◆ Given problem
Using the listing below, please gather every line containing the word "matplotlib".

◆ Exercise material
====

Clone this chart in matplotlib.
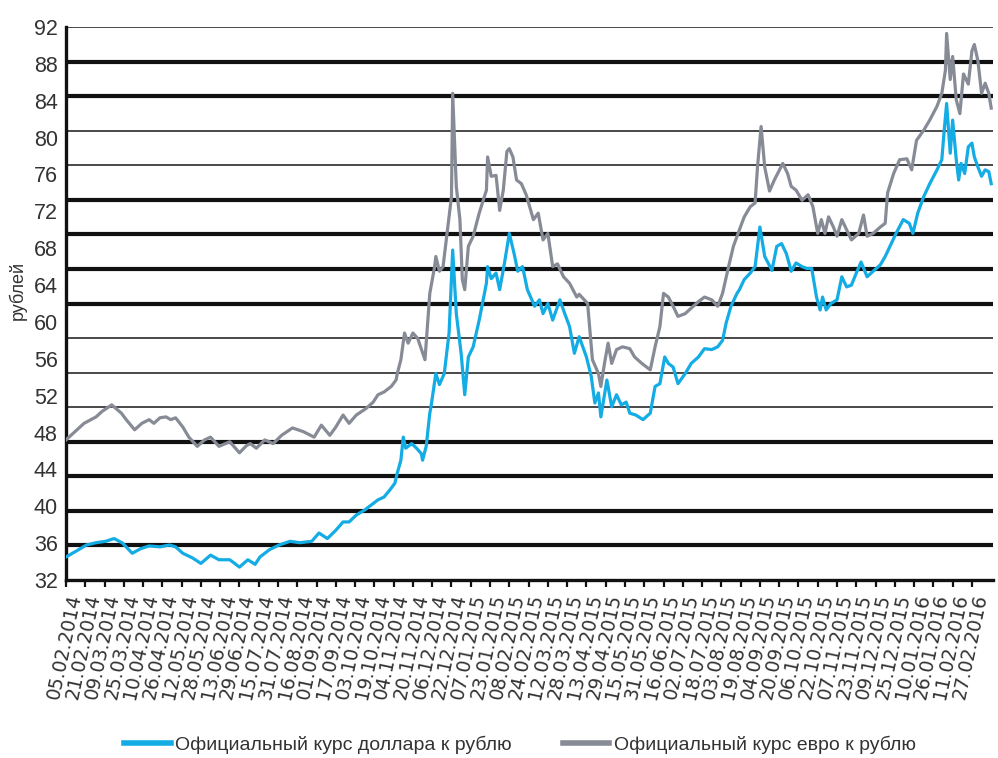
import numpy as np
import pandas as pd
import matplotlib
matplotlib.use('Agg')
import matplotlib.pyplot as plt
from matplotlib import font_manager

# дни от 05.02.2014 и курсы (руб.)
usd_days = [0, 8, 17, 25, 33, 40, 47, 55, 62, 69, 78, 86, 91, 97, 105, 112, 120, 127, 136, 144,
            151, 157, 161, 169, 177, 186, 194, 204, 210, 217, 224, 230, 235, 241, 248, 253, 259, 264, 269, 273,
            275, 278, 280, 282, 287, 291, 295, 296, 299, 302, 303, 307, 310, 314, 318, 321, 324, 328, 331, 334,
            338, 343, 349, 350, 353, 357, 360, 364, 368, 372, 375, 379, 383, 389, 393, 396, 400, 404, 410, 414,
            418, 422, 426, 432, 436, 439, 442, 444, 449, 453, 457, 461, 465, 468, 473, 479, 485, 489, 493, 497,
            500, 504, 508, 514, 519, 525, 530, 536, 541, 545, 548, 552, 557, 559, 563, 568, 572, 576, 580, 586,
            590, 594, 598, 602, 606, 611, 615, 619, 623, 626, 628, 631, 635, 640, 644, 648, 652, 656, 660, 665,
            670, 676, 680, 684, 689, 695, 700, 703, 707, 712, 717, 723, 727, 729, 731, 734, 736, 739, 741, 743,
            746, 749, 752, 754, 757, 760, 763, 766, 768]
usd_rate = [34.5, 35.1, 35.8, 36.05, 36.2, 36.5, 36.0, 34.9, 35.4, 35.7, 35.6, 35.8, 35.6, 34.9, 34.4, 33.8, 34.7, 34.2, 34.2, 33.4,
            34.2, 33.7, 34.5, 35.3, 35.8, 36.2, 36.05, 36.2, 37.1, 36.5, 37.4, 38.3, 38.3, 39.05, 39.6, 40.1, 40.7, 41.0, 41.8, 42.5,
            43.6, 45.0, 47.5, 46.3, 46.8, 46.3, 45.7, 45.0, 46.5, 50.1, 50.8, 54.4, 53.2, 54.4, 58.8, 67.8, 60.9, 56.6, 52.1, 56.2,
            57.3, 60.2, 64.2, 66.0, 64.7, 65.3, 63.5, 66.4, 69.6, 67.4, 65.5, 66.0, 63.5, 61.7, 62.4, 60.9, 62.0, 60.2, 62.4, 60.9,
            59.5, 56.6, 58.4, 56.2, 54.1, 51.2, 52.3, 49.7, 53.7, 50.8, 52.1, 51.0, 51.3, 50.1, 49.9, 49.4, 50.1, 53.0, 53.3, 56.2,
            55.5, 55.1, 53.3, 54.4, 55.5, 56.2, 57.1, 57.0, 57.3, 58.0, 59.9, 61.7, 63.1, 63.5, 64.6, 65.3, 66.0, 70.3, 67.1, 65.6,
            68.2, 68.5, 67.4, 65.5, 66.4, 66.0, 65.8, 65.8, 62.7, 61.3, 62.7, 61.3, 62.0, 62.4, 64.9, 63.8, 64.0, 65.3, 66.5, 64.9,
            65.5, 66.2, 67.1, 68.2, 69.6, 71.1, 70.7, 69.6, 71.8, 73.6, 75.0, 76.5, 77.6, 80.8, 83.7, 78.3, 81.9, 77.6, 75.4, 77.2,
            76.1, 79.0, 79.4, 77.9, 76.8, 75.8, 76.5, 76.3, 75.0]

eur_days = [0, 15, 25, 30, 38, 46, 50, 57, 63, 69, 73, 78, 83, 87, 91, 97, 102, 109, 115, 120,
            127, 136, 144, 150, 153, 158, 165, 172, 179, 188, 197, 206, 212, 219, 224, 230, 235, 241, 249, 255,
            259, 264, 270, 274, 275, 278, 281, 284, 288, 292, 298, 302, 306, 307, 310, 313, 317, 320, 321, 324,
            327, 329, 331, 334, 338, 343, 349, 350, 353, 357, 360, 363, 366, 368, 371, 374, 378, 382, 388, 392,
            396, 400, 404, 408, 413, 418, 424, 426, 433, 437, 442, 444, 447, 450, 453, 457, 462, 468, 472, 478,
            485, 489, 493, 496, 500, 504, 508, 514, 519, 525, 530, 536, 541, 545, 550, 554, 559, 563, 568, 572,
            574, 577, 580, 584, 588, 595, 599, 602, 606, 611, 616, 620, 624, 627, 630, 633, 637, 640, 644, 648,
            652, 658, 662, 665, 670, 676, 680, 682, 687, 692, 698, 702, 706, 712, 717, 723, 727, 730, 731, 734,
            736, 739, 742, 745, 749, 752, 754, 757, 760, 763, 766, 768]
eur_rate = [47.2, 49.0, 49.7, 50.3, 51.0, 50.1, 49.4, 48.3, 49.0, 49.4, 49.0, 49.6, 49.7, 49.4, 49.6, 48.6, 47.5, 46.5, 47.2, 47.5,
            46.5, 47.0, 45.8, 46.6, 46.8, 46.3, 47.2, 46.8, 47.7, 48.5, 48.1, 47.5, 48.8, 47.7, 48.6, 49.9, 49.0, 49.9, 50.6, 51.3,
            52.1, 52.4, 53.0, 53.7, 54.4, 55.9, 58.8, 57.7, 58.8, 58.2, 55.9, 63.1, 66.0, 67.1, 65.5, 66.0, 70.3, 73.6, 84.8, 74.7,
            71.1, 64.6, 63.5, 68.2, 69.3, 71.8, 74.3, 77.9, 75.8, 75.9, 72.1, 74.3, 78.5, 78.8, 77.9, 75.4, 75.0, 73.8, 71.1, 71.8,
            68.9, 69.6, 66.0, 66.3, 64.9, 64.2, 62.7, 63.0, 62.0, 55.9, 54.4, 53.0, 55.5, 57.7, 55.5, 57.0, 57.3, 57.1, 56.2, 55.5,
            54.8, 57.3, 59.5, 63.1, 62.7, 61.7, 60.6, 60.9, 61.5, 62.2, 62.7, 62.4, 61.7, 63.1, 66.0, 68.2, 70.0, 71.4, 72.5, 72.9,
            76.8, 81.2, 76.8, 74.2, 75.4, 77.2, 76.1, 74.7, 74.3, 73.2, 73.8, 72.5, 69.6, 71.1, 69.6, 71.4, 70.3, 69.3, 71.1, 70.0,
            68.9, 69.6, 71.6, 69.3, 69.6, 70.3, 70.7, 74.0, 76.1, 77.6, 77.7, 76.5, 79.7, 80.8, 81.9, 83.4, 84.8, 87.3, 91.3, 86.3,
            88.8, 84.1, 82.6, 86.9, 85.8, 89.4, 90.1, 88.3, 84.8, 85.9, 84.8, 83.2]

start = pd.Timestamp('2014-02-05')
tick_days = np.arange(0, 753, 16)
tick_labels = [(start + pd.Timedelta(days=int(d))).strftime('%d.%m.%Y') for d in tick_days]
y_ticks = np.arange(32, 93, 4)

# толстые / тонкие линии сетки (16 полос)
grid_thick = [1, 2, 3, 4, 8, 9, 10, 11, 14, 15]

names = {f.name for f in font_manager.fontManager.ttflist}
narrow = 'Liberation Sans Narrow' if 'Liberation Sans Narrow' in names else 'Liberation Sans'

fig = plt.figure(figsize=(9.98, 7.58), dpi=100)
ax = fig.add_axes([0.0661, 0.2348, 0.995 - 0.0661, 0.9644 - 0.2348])

for i in range(1, 17):
    yv = 32 + 60.0 * i / 16
    if i in grid_thick:
        ax.axhline(yv, color='#111111', lw=3.0, zorder=1)
    else:
        ax.axhline(yv, color='#3a3a3a', lw=1.3, zorder=1)

blue = '#14ace4'
grey = '#878b96'
ax.plot(usd_days, usd_rate, color=blue, lw=2.3, zorder=3,
        label='Официальный курс доллара к рублю')
ax.plot(eur_days, eur_rate, color=grey, lw=2.3, zorder=3,
        label='Официальный курс евро к рублю')

ax.set_xlim(0, 769.5)
ax.set_ylim(32, 92)

ax.set_yticks(y_ticks)
ax.set_yticklabels([str(v) for v in y_ticks], family=narrow, fontsize=15.5, color='#333333')
ax.tick_params(axis='y', length=0, pad=6)

ax.set_xticks(tick_days)
ax.set_xticklabels(tick_labels, rotation=78, ha='right', va='top', rotation_mode='anchor',
                   fontsize=13.5, color='#333333')
ax.tick_params(axis='x', length=5, width=1.6, direction='out', pad=4, color='#111111')

for s in ['top', 'right']:
    ax.spines[s].set_visible(False)
for s in ['left', 'bottom']:
    ax.spines[s].set_linewidth(2.4)
    ax.spines[s].set_color('#111111')

fig.text(0.018, 0.617, 'рублей', rotation=90, ha='center', va='center',
         family=narrow, fontsize=13, color='#333333')

fig.legend(loc='center', bbox_to_anchor=(0.521, 0.017), ncol=2, frameon=False,
           prop={'family': narrow, 'size': 14}, handlelength=2.4, handletextpad=0.25,
           columnspacing=2.6, labelcolor='#333333')
leg_lines = fig.legends[0].get_lines()
for l in leg_lines:
    l.set_linewidth(4)

fig.savefig('out.png', dpi=100)
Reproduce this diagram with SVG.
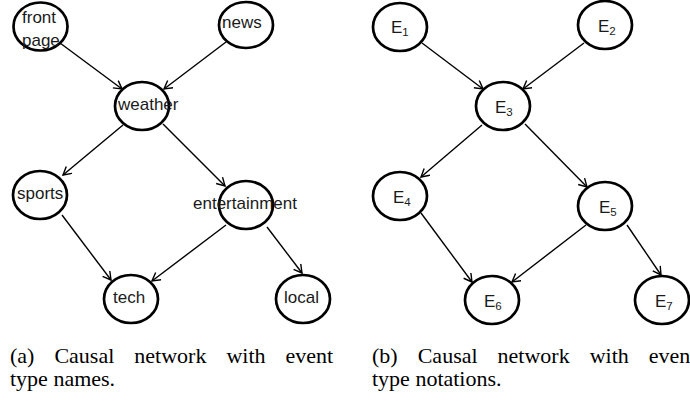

====

◆ Written response
Clone this chart in matplotlib.
import matplotlib
matplotlib.use('Agg')
import matplotlib.pyplot as plt
from matplotlib import font_manager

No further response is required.